Improved Smoothed Analysis of the k-Means Method

TL;DR

This paper improves the theoretical understanding of the smoothed running-time of the k-means clustering algorithm, providing tighter bounds that better match its practical efficiency, especially in low-dimensional and one-dimensional cases.

Contribution

The authors present two new upper bounds on the expected smoothed running-time of k-means, refining previous results and showing polynomial bounds under certain conditions.

Findings

Expected running-time bounded by polynomial in n^{√k} and σ^{-1}

Expected running-time bounded by k^{kd}·poly(n, σ^{-1})

k-means runs in smoothed polynomial time for one-dimensional data

Abstract

The k-means method is a widely used clustering algorithm. One of its distinguished features is its speed in practice. Its worst-case running-time, however, is exponential, leaving a gap between practical and theoretical performance. Arthur and Vassilvitskii (FOCS 2006) aimed at closing this gap, and they proved a bound of $\poly(n^k, \sigma^{-1})$ on the smoothed running-time of the k-means method, where n is the number of data points and $\sigma$ is the standard deviation of the Gaussian perturbation.
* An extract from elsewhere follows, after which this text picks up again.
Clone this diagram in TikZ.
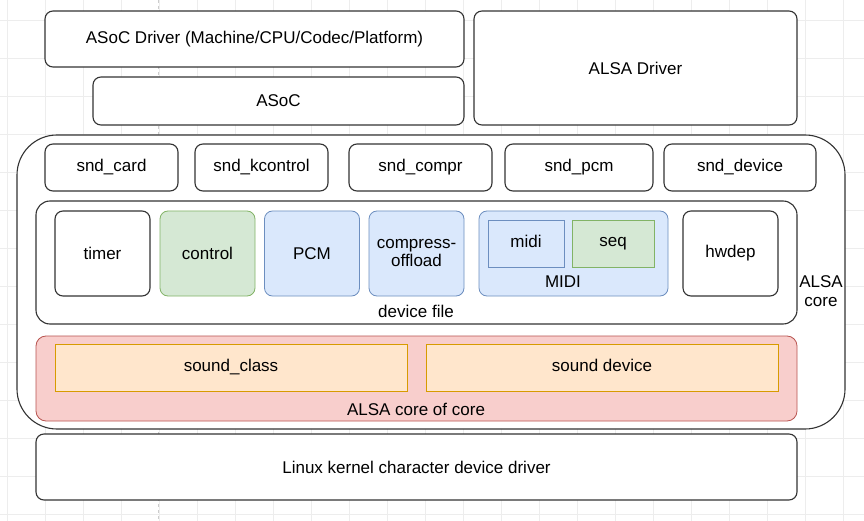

This bound, though better than the worst-case bound, is still much larger than the running-time observed in practice. We improve the smoothed analysis of the k-means method by showing two upper bounds on the expected running-time of k-means. First, we prove that the expected running-time is bounded by a polynomial in $n^{\sqrt k}$ and $\sigma^{-1}$. Second, we prove an upper bound of $k^{kd} \cdot \poly(n, \sigma^{-1})$, where d is the dimension of the data space. The polynomial is independent of k and d, and we obtain a polynomial bound for the expected running-time for $k, d \in O(\sqrt{\log n/\log \log n})$. Finally, we show that k-means runs in smoothed polynomial time for one-dimensional instances.